Enright is best known for her family saga The Gathering, the surprise winner of the 2007 Man Booker Prize for Fiction. As well as three other novels, she has published short stories and non fiction.
As Laureate, Enright will be required to deliver an annual lecture and take part in public events. She will also be responsible for promoting reading in Ireland, and encouraging greater engagement with Irish literature.
During her three-year tenure, Enright will be paid an annual stipend of 50,000 euro (£37,500), substantially more than her British equivalent, Carol Ann Duffy, who receives just £5,750 a year and a barrel of sherry.
Speaking after her appointment, at a ceremony in Dublin, Enright said: "It is a great honour to be chosen. I hope I can rise to the role, and maybe have some fun along the way.
"I take courage, as ever, from the readers I have met - especially in Ireland, but also abroad - who allow fiction to do its deeply personal work; who let Irish writers into their minds and hearts, and welcome them as their own."

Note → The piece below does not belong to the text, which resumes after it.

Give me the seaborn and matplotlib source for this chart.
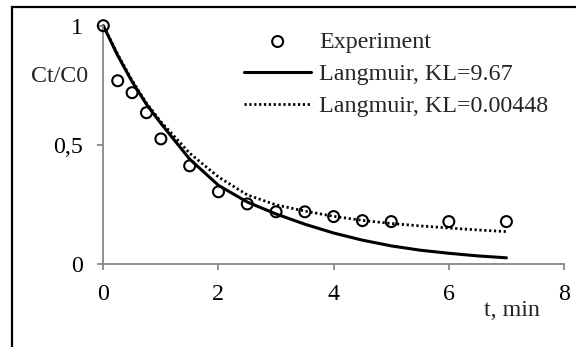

Enright was chosen following a public call for nominations over the summer. An international panel, which included novelist Blake Morrison, was charged with making the historic decision. Enright was the “unanimous choice”, according to poet Paul Muldoon.
Enright was born in Dublin in 1962 and lives in Bray in County Wicklow. Her last novel, The Forgotten Waltz, was described by Telegraph reviewer Edmund Gordon as a work of "stylistic brilliance".
In 2007 she found herself at the centre of a controversy after an article she wrote for the London Review of Books on the disappearance of Madeline McCann.